Teem by Eptura detailed Root Cause Analysis | 2/12/2024
S1 – Inability to Access Teem
We are truly grateful for your continued support and loyalty. We value your feedback and appreciate your patience as we worked to resolve this incident.
Description:
On Monday February 12, 2024, around 7:02pm MST both internal and external customers experienced an inability to access Teem. At approximately 7:06pm MST, internal team members were alerted that Teem Login Page has failed a monitoring check.
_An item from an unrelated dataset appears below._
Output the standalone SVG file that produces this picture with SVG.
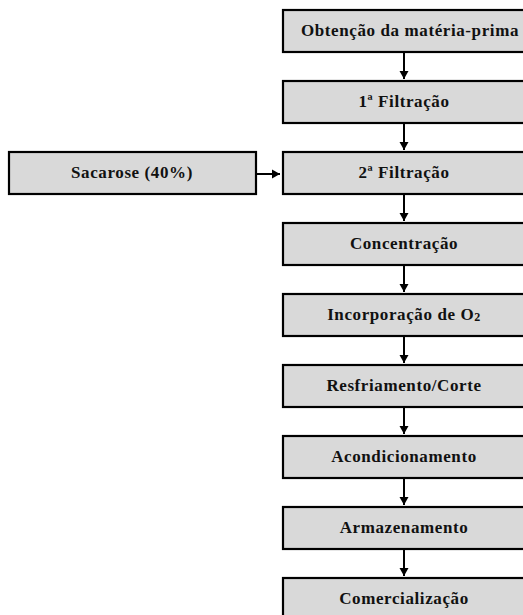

Internal teams immediately began to investigate the issue.
Type of Event:
Outage
Services/Modules impacted:
All production.
Timeline:
The timeline is posted in MST.
We received an alert at 7:02 PM. Our internal Engineering team was able to jump onto the issue. 7:16 PM. We continued investigating and jumped on a call with AWS engineering to get this issue resolved. 8:39 PM Our internal teams are still on a call with AWS engineering. 9:40 PM The call is continuing with AWS as our Engineering team and AWS engineering teams are working together to get database online. 3:02 AM Our Engineering team posted a status page as a Severity 1 letting our customers know the issues at hand 4:20 AM We are still investigating the issue. 5:59 AM Investigation continues 7:11 AM the issue has been resolved and we have moved Virtual Machines to allow hosting for our database. We then notified our customer base and put the status page into a monitoring state. 9:26 AM the issue has been confirmed resolved and the status page has now been updated to reflect.
Total Duration of Event:
12 Hours
Root Cause:
AWS hosting required an update to our Virtual Machine we are hosting our Database on. Our Engineering team wasn’t notified due to an email being sent to an old email address. We were notified of the outage right away due to failsafe's put in place. Investigation and attempts at resolution started immediately.
Remediation:
We have moved to RDS for AWS and this should now no longer cause issues with downtime on server updates. We have also updated all emails and notification systems.
Preventative Action:
Having the correct email in place as well as being on a hosting server allows for quick switchover without downtime.